Local 675 joined a union coalition called California Labor for Climate Jobs that, according to Rogers, “successfully lobbied the state for a $40 million fund for displaced oil and gas workers and a $20 million fund for displaced extraction workers.” At Marathon Oil, a Local 675 employer, an ongoing “conversion to renewable diesel has already resulted in significant job losses . . . which is especially challenging for older workers who are too close to retirement for retraining.”

The funding obtained from the state is designed to support laid-off workers, where possible, through retraining programs, plus early retirement and wage replacement, and other services. Yet as Rogers suggests, this is little more than a pilot project in light of California’s plan to reduce crude oil production to 166,000 barrels a day by 2045.

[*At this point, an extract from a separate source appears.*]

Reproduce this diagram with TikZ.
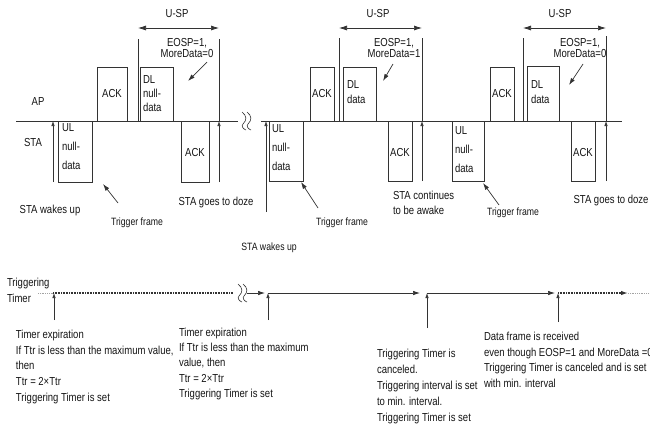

“Currently, my refinery alone produces 360,000 barrels a day,” Rogers reports. “Refineries across the state produce more than one million barrels a day. The plan that’s currently in place doesn’t fully address how we could reduce production so dramatically or what the consequences of doing so would be — including loss of union jobs.”

By grappling with realities like this, Power Lines helps deepen the debate about how to unite and fight for a “Green New Deal” — or any better deal than the status quo, which will leave millions of workers at risk in the hottest summer ever in the United States. As Power Lines contributor Todd Vachon points out in a similar book, Clean Air and Good Jobs: US Labor and the Struggle for Climate Justice, creating “a pro-worker clean energy economy” requires turning “just transition” rhetoric into reality, on a much larger scale.

If most fossil fuel workers believe they will end up on the trash heap — like underground coal miners or Rust Belt factory workers before them — business unionists will have little trouble rallying them based on that fear. Rather than becoming allies in the fight for a stronger social safety net for displaced workers and a sustainable future for all of us, they will, in a fashion very familiar in Richmond, be mobilized by their own unions and employers to protect the power and profits of corporate America.